** BRIEF **
In the data below, find every line with the string "code" and pull it out.
━━━━━ DATASET CONTENT
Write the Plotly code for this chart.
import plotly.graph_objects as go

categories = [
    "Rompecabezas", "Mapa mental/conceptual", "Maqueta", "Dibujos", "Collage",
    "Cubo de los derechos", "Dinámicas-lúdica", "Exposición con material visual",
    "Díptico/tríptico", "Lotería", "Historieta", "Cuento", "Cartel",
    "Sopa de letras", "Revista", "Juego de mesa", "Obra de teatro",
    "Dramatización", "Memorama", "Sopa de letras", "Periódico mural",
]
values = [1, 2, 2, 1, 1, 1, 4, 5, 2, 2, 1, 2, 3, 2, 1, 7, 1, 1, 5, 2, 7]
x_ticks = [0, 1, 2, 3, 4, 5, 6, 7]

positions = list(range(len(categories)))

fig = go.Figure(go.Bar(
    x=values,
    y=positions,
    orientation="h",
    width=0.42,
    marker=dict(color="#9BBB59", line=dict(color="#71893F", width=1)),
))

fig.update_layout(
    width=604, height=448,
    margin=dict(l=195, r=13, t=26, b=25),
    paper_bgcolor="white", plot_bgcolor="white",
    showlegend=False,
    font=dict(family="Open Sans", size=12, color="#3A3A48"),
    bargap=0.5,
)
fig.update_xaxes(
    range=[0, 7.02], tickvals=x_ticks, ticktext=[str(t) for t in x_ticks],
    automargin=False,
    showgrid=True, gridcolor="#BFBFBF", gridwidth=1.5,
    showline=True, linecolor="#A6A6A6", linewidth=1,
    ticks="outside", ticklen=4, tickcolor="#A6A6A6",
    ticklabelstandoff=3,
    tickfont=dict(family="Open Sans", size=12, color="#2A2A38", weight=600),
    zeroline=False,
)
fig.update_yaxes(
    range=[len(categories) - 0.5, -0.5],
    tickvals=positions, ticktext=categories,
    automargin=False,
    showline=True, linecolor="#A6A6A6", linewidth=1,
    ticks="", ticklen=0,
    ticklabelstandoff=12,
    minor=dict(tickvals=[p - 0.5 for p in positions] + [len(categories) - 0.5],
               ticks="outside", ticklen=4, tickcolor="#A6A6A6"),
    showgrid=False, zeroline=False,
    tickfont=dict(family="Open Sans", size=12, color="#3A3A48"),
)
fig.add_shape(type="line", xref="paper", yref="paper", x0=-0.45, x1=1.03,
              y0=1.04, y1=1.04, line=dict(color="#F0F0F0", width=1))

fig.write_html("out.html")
━━━━━━━━━━
━━━━━ DATASET CONTENT
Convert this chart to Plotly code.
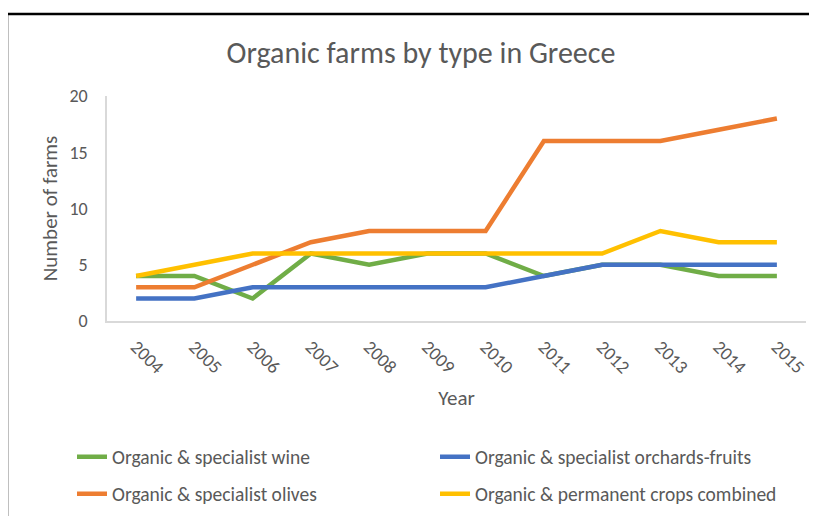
━━━━━━━━━━
** THE SOLUTION **
Write the Plotly code for this chart.
Convert this chart to Plotly code.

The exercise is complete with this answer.